I haven’t been everywhere, but it’s on my list.

—Susan Sontag, 1977

I think that to get under the surface and really appreciate the beauty of any country, one has to go there poor.

—Grace Moore, 1944

There ain’t no surer way to find out whether you like people or hate them than to travel with them.

—Mark Twain, 1894

All traveling becomes dull in exact proportion to its rapidity.

—John Ruskin, 1856

The traveler with nothing on him sings in the robber’s face.

—Juvenal, c. 125

For my part, I travel not to go anywhere, but to go. I travel for travel’s sake. The great affair is to move.

—Robert Louis Stevenson, 1879

A traveler’s chief aim should be to make men wiser and better, and to improve their minds by the bad—as well as good—example of what they deliver concerning foreign places.

—Jonathan Swift, 1726

Those who travel heedlessly from place to place, observing only their distance from each other and attending only to their accommodation at the inn at night, set out fools, and will certainly return so.

—Philip Dormer Stanhope, 1747

Traveling is like flirting with life.
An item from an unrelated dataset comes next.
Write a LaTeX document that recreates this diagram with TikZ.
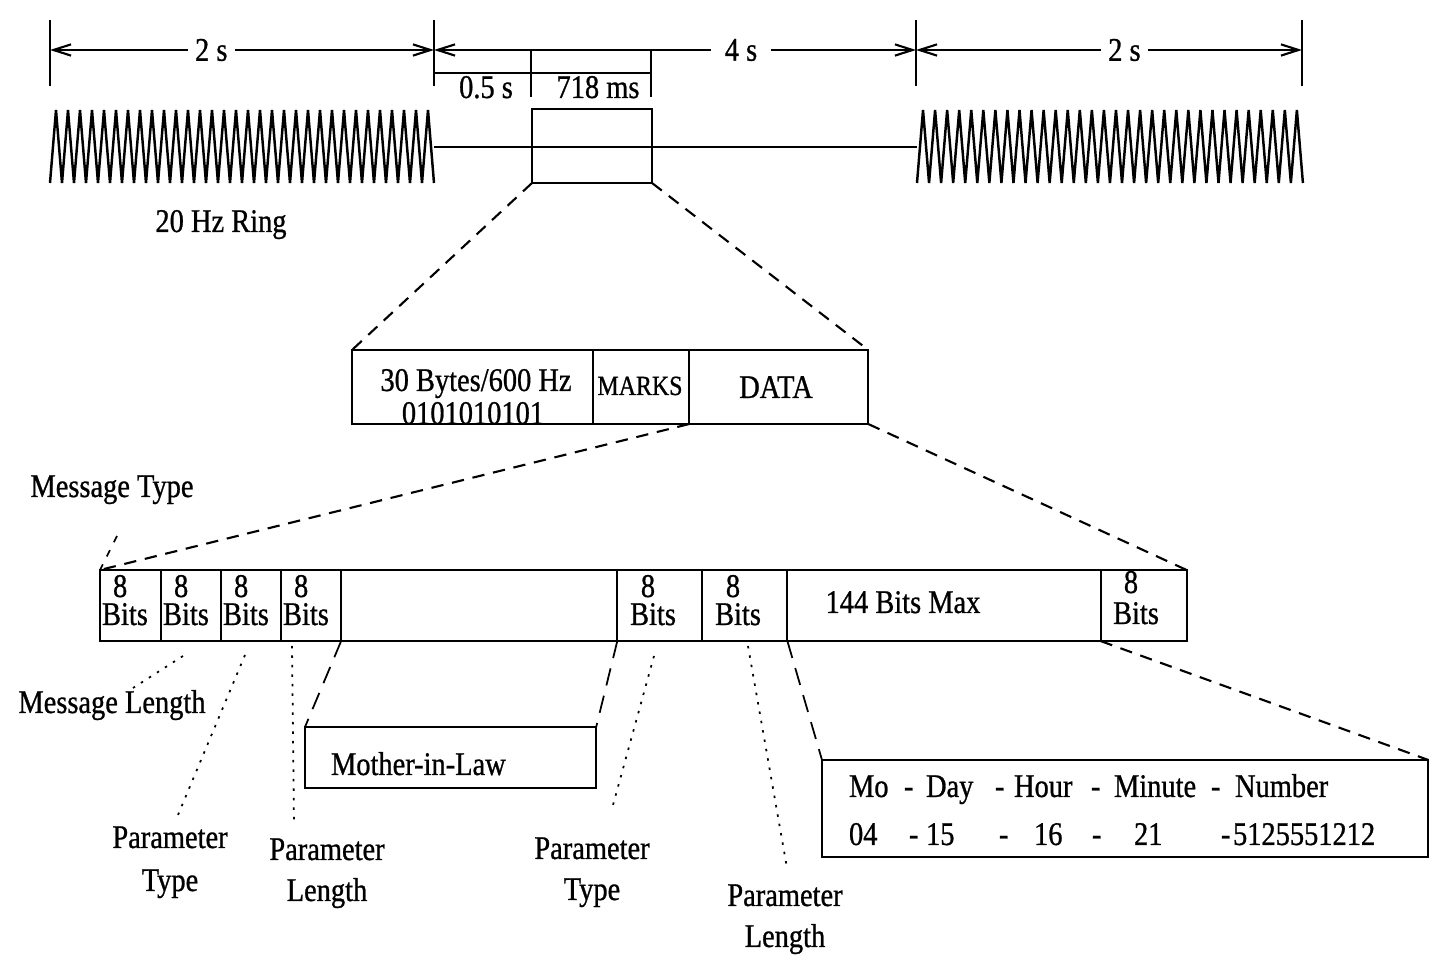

It’s like saying, “I would stay here and love you, but I have to go; this is my station.”

—Lisa St. Aubin de Terán, 1989

If I had no duties, and no reference to futurity, I would spend my life in driving briskly in a post-chaise with a pretty woman.

—Samuel Johnson, 1777

See one promontory (said Socrates of old), one mountain, one sea, one river, and see all.

—Robert Burton, c. 1620

People commonly travel the world over to see rivers and mountains, new stars, garish birds, freak fish, grotesque breeds of human; they fall into an animal stupor that gapes at existence, and they think they have seen something.

—Søren Kierkegaard, 1843

After midnight the moon set and I was alone with the stars. I have often said that the lure of flying is the lure of beauty, and I need no other flight to convince me that the reason flyers fly, whether they know it or not, is the aesthetic appeal of flying.